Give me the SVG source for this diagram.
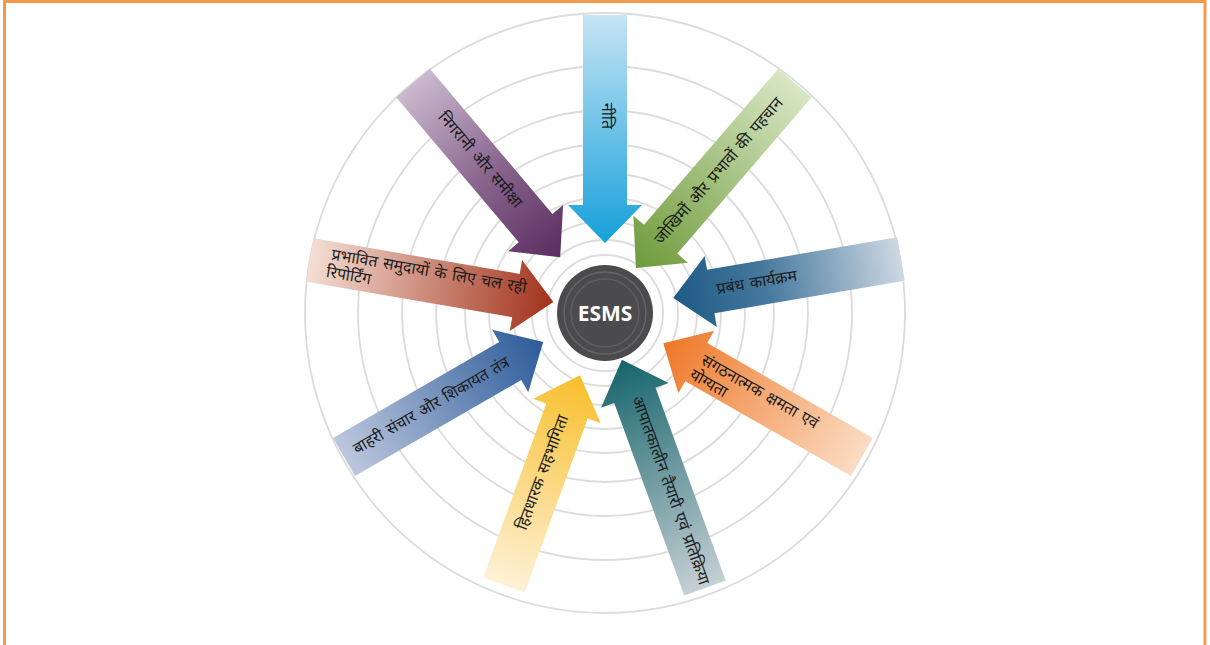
<svg xmlns="http://www.w3.org/2000/svg" width="1210" height="645" viewBox="0 0 1210 645">
<defs>
<style>
.ring{fill:none;stroke:#DCDCDC;stroke-width:1.8}
.lbl{font-family:'Noto Sans Devanagari','Noto Sans','DejaVu Sans',sans-serif;font-size:16px;word-spacing:1.5px;fill:#1b1b1b}
.mid{text-anchor:middle;dominant-baseline:central}
</style>
<linearGradient id="gBlueTop" x1="0" y1="0" x2="1" y2="0"><stop offset="0" stop-color="#C6E4F4"/><stop offset="1" stop-color="#16A0DA"/></linearGradient>
<linearGradient id="gPurple" x1="0" y1="0" x2="1" y2="0"><stop offset="0" stop-color="#CBBACF"/><stop offset="0.5" stop-color="#8B6890"/><stop offset="1" stop-color="#5A2C5F"/></linearGradient>
<linearGradient id="gGreen" x1="0" y1="0" x2="1" y2="0"><stop offset="0" stop-color="#D8E6C4"/><stop offset="1" stop-color="#6F9B3B"/></linearGradient>
<linearGradient id="gBlueR" x1="0" y1="0" x2="1" y2="0"><stop offset="0" stop-color="#CDD8E3"/><stop offset="0.6" stop-color="#46789C"/><stop offset="1" stop-color="#1C5B85"/></linearGradient>
<linearGradient id="gOrange" x1="0" y1="0" x2="1" y2="0"><stop offset="0" stop-color="#FBDCC4"/><stop offset="1" stop-color="#EE7828"/></linearGradient>
<linearGradient id="gTeal" x1="0" y1="0" x2="1" y2="0"><stop offset="0" stop-color="#C6D0D5"/><stop offset="1" stop-color="#16646B"/></linearGradient>
<linearGradient id="gYellow" x1="0" y1="0" x2="1" y2="0"><stop offset="0" stop-color="#FEF1D6"/><stop offset="1" stop-color="#F8BF2C"/></linearGradient>
<linearGradient id="gBlueLL" x1="0" y1="0" x2="1" y2="0"><stop offset="0" stop-color="#BCC7DD"/><stop offset="1" stop-color="#2C5B99"/></linearGradient>
<linearGradient id="gRed" x1="0" y1="0" x2="1" y2="0"><stop offset="0" stop-color="#F4DED4"/><stop offset="1" stop-color="#A2321B"/></linearGradient>
</defs>
<rect x="0" y="0" width="1210" height="645" fill="#FFFFFF"/>
<rect x="4.5" y="1.5" width="1200.5" height="700" fill="none" stroke="#F4994A" stroke-width="3"/>

<g id="rings">
<circle class="ring" cx="605" cy="313" r="300"/>
<circle class="ring" cx="605" cy="313" r="247"/>
<circle class="ring" cx="605" cy="313" r="203"/>
<circle class="ring" cx="605" cy="313" r="169"/>
<circle class="ring" cx="605" cy="313" r="140"/>
<circle class="ring" cx="605" cy="313" r="116"/>
<circle class="ring" cx="605" cy="313" r="92"/>
<circle class="ring" cx="605" cy="313" r="73"/>
<circle class="ring" cx="605" cy="313" r="58"/>
</g>

<g id="connectors">
<g id="arrow-niti">
<path transform="translate(605,15) rotate(90)" fill="url(#gBlueTop)" d="M0,-22 L190,-22 L190,-37 L228,0 L190,37 L190,22 L0,22 Z"/>
<text class="lbl mid" x="605" y="116" transform="rotate(90,605,116)">नीति</text>
</g>
<g id="arrow-nigrani">
<path transform="translate(413,83) rotate(49.8)" fill="url(#gPurple)" d="M0,-22 L190,-22 L190,-36 L228,0 L190,36 L190,22 L0,22 Z"/>
<text class="lbl mid" x="479" y="161" transform="rotate(49.5,479,161)">निगरानी और समीक्षा</text>
</g>
<g id="arrow-jokhim">
<path transform="translate(795,83) rotate(130.7)" fill="url(#gGreen)" d="M0,-22 L206,-22 L206,-36 L244,0 L206,36 L206,22 L0,22 Z"/>
<text class="lbl mid" x="720" y="172" transform="rotate(-49.3,720,172)">जोखिमों और प्रभावों की पहचान</text>
</g>
<g id="arrow-prabandh">
<path transform="translate(901,259) rotate(170.3)" fill="url(#gBlueR)" d="M0,-22 L193,-22 L193,-36 L231,0 L193,36 L193,22 L0,22 Z"/>
<text class="lbl mid" x="757" y="284" transform="rotate(-9.7,757,284)">प्रबंध कार्यक्रम</text>
</g>
<g id="arrow-sangathan">
<path transform="translate(862,457) rotate(209.8)" fill="url(#gOrange)" d="M0,-22 L191,-22 L191,-36 L229,0 L191,36 L191,22 L0,22 Z"/>
<g transform="translate(697,363) rotate(29.8)">
<text class="lbl" x="3" y="-1">संगठनात्मक क्षमता एवं</text>
<text class="lbl" x="0" y="17">योग्यता</text>
</g>
</g>
<g id="arrow-apatkalin">
<path transform="translate(705,588) rotate(250)" fill="url(#gTeal)" d="M0,-22 L205,-22 L205,-36 L243,0 L205,36 L205,22 L0,22 Z"/>
<text class="lbl mid" x="669" y="491" transform="rotate(70,669,491)">आपातकालीन तैयारी एवं प्रतिक्रिया</text>
</g>
<g id="arrow-hitdharak">
<path transform="translate(504,585) rotate(-70.1)" fill="url(#gYellow)" d="M0,-22 L185,-22 L185,-36 L223,0 L185,36 L185,22 L0,22 Z"/>
<text class="lbl mid" x="544" y="473" transform="rotate(-69.5,544,473)">हितधारक सहभागिता</text>
</g>
<g id="arrow-bahri">
<path transform="translate(344,457) rotate(-30)" fill="url(#gBlueLL)" d="M0,-22 L192,-22 L192,-36 L230,0 L192,36 L192,22 L0,22 Z"/>
<text class="lbl mid" x="432" y="407" transform="rotate(-30,432,407)">बाहरी संचार और शिकायत तंत्र</text>
</g>
<g id="arrow-reporting">
<path transform="translate(310,260) rotate(9.8)" fill="url(#gRed)" d="M0,-22 L209,-22 L209,-36 L247,0 L209,36 L209,22 L0,22 Z"/>
<g transform="translate(328,263) rotate(9.8)">
<text class="lbl" x="2" y="-4">प्रभावित समुदायों के लिए चल रही</text>
<text class="lbl" x="0" y="14">रिपोर्टिंग</text>
</g>
</g>
</g>

<g id="node-esms">
<circle cx="605" cy="313" r="48" fill="#4B4B4D"/>
<circle cx="605" cy="313" r="41" fill="none" stroke="#66666A" stroke-width="1.5"/>
<circle cx="605" cy="313" r="34" fill="none" stroke="#5E5E62" stroke-width="1.5"/>
<text x="605" y="313" text-anchor="middle" dominant-baseline="central" font-family="'Open Sans','Liberation Sans',sans-serif" font-weight="bold" font-size="21" fill="#FFFFFF">ESMS</text>
</g>
</svg>
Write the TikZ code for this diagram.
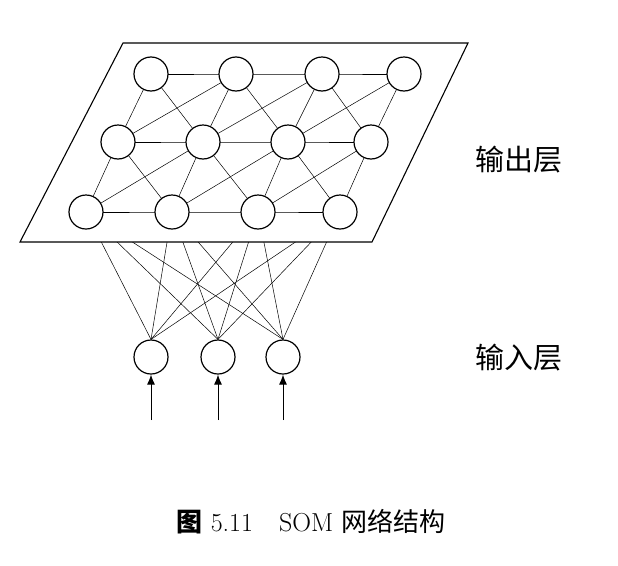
----------------------------------------
EXERCISE AIM
All of the entries need to be transcribed word for word; pictures are left out.

FULL SOLUTION
Give me the SVG source for this diagram.
<svg xmlns="http://www.w3.org/2000/svg" width="1210" height="645" viewBox="0 0 1210 645">
<defs>
<style>
.ring{fill:none;stroke:#DCDCDC;stroke-width:1.8}
.lbl{font-family:'Noto Sans Devanagari','Noto Sans','DejaVu Sans',sans-serif;font-size:16px;word-spacing:1.5px;fill:#1b1b1b}
.mid{text-anchor:middle;dominant-baseline:central}
</style>
<linearGradient id="gBlueTop" x1="0" y1="0" x2="1" y2="0"><stop offset="0" stop-color="#C6E4F4"/><stop offset="1" stop-color="#16A0DA"/></linearGradient>
<linearGradient id="gPurple" x1="0" y1="0" x2="1" y2="0"><stop offset="0" stop-color="#CBBACF"/><stop offset="0.5" stop-color="#8B6890"/><stop offset="1" stop-color="#5A2C5F"/></linearGradient>
<linearGradient id="gGreen" x1="0" y1="0" x2="1" y2="0"><stop offset="0" stop-color="#D8E6C4"/><stop offset="1" stop-color="#6F9B3B"/></linearGradient>
<linearGradient id="gBlueR" x1="0" y1="0" x2="1" y2="0"><stop offset="0" stop-color="#CDD8E3"/><stop offset="0.6" stop-color="#46789C"/><stop offset="1" stop-color="#1C5B85"/></linearGradient>
<linearGradient id="gOrange" x1="0" y1="0" x2="1" y2="0"><stop offset="0" stop-color="#FBDCC4"/><stop offset="1" stop-color="#EE7828"/></linearGradient>
<linearGradient id="gTeal" x1="0" y1="0" x2="1" y2="0"><stop offset="0" stop-color="#C6D0D5"/><stop offset="1" stop-color="#16646B"/></linearGradient>
<linearGradient id="gYellow" x1="0" y1="0" x2="1" y2="0"><stop offset="0" stop-color="#FEF1D6"/><stop offset="1" stop-color="#F8BF2C"/></linearGradient>
<linearGradient id="gBlueLL" x1="0" y1="0" x2="1" y2="0"><stop offset="0" stop-color="#BCC7DD"/><stop offset="1" stop-color="#2C5B99"/></linearGradient>
<linearGradient id="gRed" x1="0" y1="0" x2="1" y2="0"><stop offset="0" stop-color="#F4DED4"/><stop offset="1" stop-color="#A2321B"/></linearGradient>
</defs>
<rect x="0" y="0" width="1210" height="645" fill="#FFFFFF"/>
<rect x="4.5" y="1.5" width="1200.5" height="700" fill="none" stroke="#F4994A" stroke-width="3"/>

<g id="rings">
<circle class="ring" cx="605" cy="313" r="300"/>
<circle class="ring" cx="605" cy="313" r="247"/>
<circle class="ring" cx="605" cy="313" r="203"/>
<circle class="ring" cx="605" cy="313" r="169"/>
<circle class="ring" cx="605" cy="313" r="140"/>
<circle class="ring" cx="605" cy="313" r="116"/>
<circle class="ring" cx="605" cy="313" r="92"/>
<circle class="ring" cx="605" cy="313" r="73"/>
<circle class="ring" cx="605" cy="313" r="58"/>
</g>

<g id="connectors">
<g id="arrow-niti">
<path transform="translate(605,15) rotate(90)" fill="url(#gBlueTop)" d="M0,-22 L190,-22 L190,-37 L228,0 L190,37 L190,22 L0,22 Z"/>
<text class="lbl mid" x="605" y="116" transform="rotate(90,605,116)">नीति</text>
</g>
<g id="arrow-nigrani">
<path transform="translate(413,83) rotate(49.8)" fill="url(#gPurple)" d="M0,-22 L190,-22 L190,-36 L228,0 L190,36 L190,22 L0,22 Z"/>
<text class="lbl mid" x="479" y="161" transform="rotate(49.5,479,161)">निगरानी और समीक्षा</text>
</g>
<g id="arrow-jokhim">
<path transform="translate(795,83) rotate(130.7)" fill="url(#gGreen)" d="M0,-22 L206,-22 L206,-36 L244,0 L206,36 L206,22 L0,22 Z"/>
<text class="lbl mid" x="720" y="172" transform="rotate(-49.3,720,172)">जोखिमों और प्रभावों की पहचान</text>
</g>
<g id="arrow-prabandh">
<path transform="translate(901,259) rotate(170.3)" fill="url(#gBlueR)" d="M0,-22 L193,-22 L193,-36 L231,0 L193,36 L193,22 L0,22 Z"/>
<text class="lbl mid" x="757" y="284" transform="rotate(-9.7,757,284)">प्रबंध कार्यक्रम</text>
</g>
<g id="arrow-sangathan">
<path transform="translate(862,457) rotate(209.8)" fill="url(#gOrange)" d="M0,-22 L191,-22 L191,-36 L229,0 L191,36 L191,22 L0,22 Z"/>
<g transform="translate(697,363) rotate(29.8)">
<text class="lbl" x="3" y="-1">संगठनात्मक क्षमता एवं</text>
<text class="lbl" x="0" y="17">योग्यता</text>
</g>
</g>
<g id="arrow-apatkalin">
<path transform="translate(705,588) rotate(250)" fill="url(#gTeal)" d="M0,-22 L205,-22 L205,-36 L243,0 L205,36 L205,22 L0,22 Z"/>
<text class="lbl mid" x="669" y="491" transform="rotate(70,669,491)">आपातकालीन तैयारी एवं प्रतिक्रिया</text>
</g>
<g id="arrow-hitdharak">
<path transform="translate(504,585) rotate(-70.1)" fill="url(#gYellow)" d="M0,-22 L185,-22 L185,-36 L223,0 L185,36 L185,22 L0,22 Z"/>
<text class="lbl mid" x="544" y="473" transform="rotate(-69.5,544,473)">हितधारक सहभागिता</text>
</g>
<g id="arrow-bahri">
<path transform="translate(344,457) rotate(-30)" fill="url(#gBlueLL)" d="M0,-22 L192,-22 L192,-36 L230,0 L192,36 L192,22 L0,22 Z"/>
<text class="lbl mid" x="432" y="407" transform="rotate(-30,432,407)">बाहरी संचार और शिकायत तंत्र</text>
</g>
<g id="arrow-reporting">
<path transform="translate(310,260) rotate(9.8)" fill="url(#gRed)" d="M0,-22 L209,-22 L209,-36 L247,0 L209,36 L209,22 L0,22 Z"/>
<g transform="translate(328,263) rotate(9.8)">
<text class="lbl" x="2" y="-4">प्रभावित समुदायों के लिए चल रही</text>
<text class="lbl" x="0" y="14">रिपोर्टिंग</text>
</g>
</g>
</g>

<g id="node-esms">
<circle cx="605" cy="313" r="48" fill="#4B4B4D"/>
<circle cx="605" cy="313" r="41" fill="none" stroke="#66666A" stroke-width="1.5"/>
<circle cx="605" cy="313" r="34" fill="none" stroke="#5E5E62" stroke-width="1.5"/>
<text x="605" y="313" text-anchor="middle" dominant-baseline="central" font-family="'Open Sans','Liberation Sans',sans-serif" font-weight="bold" font-size="21" fill="#FFFFFF">ESMS</text>
</g>
</svg>
Write the TikZ code for this diagram.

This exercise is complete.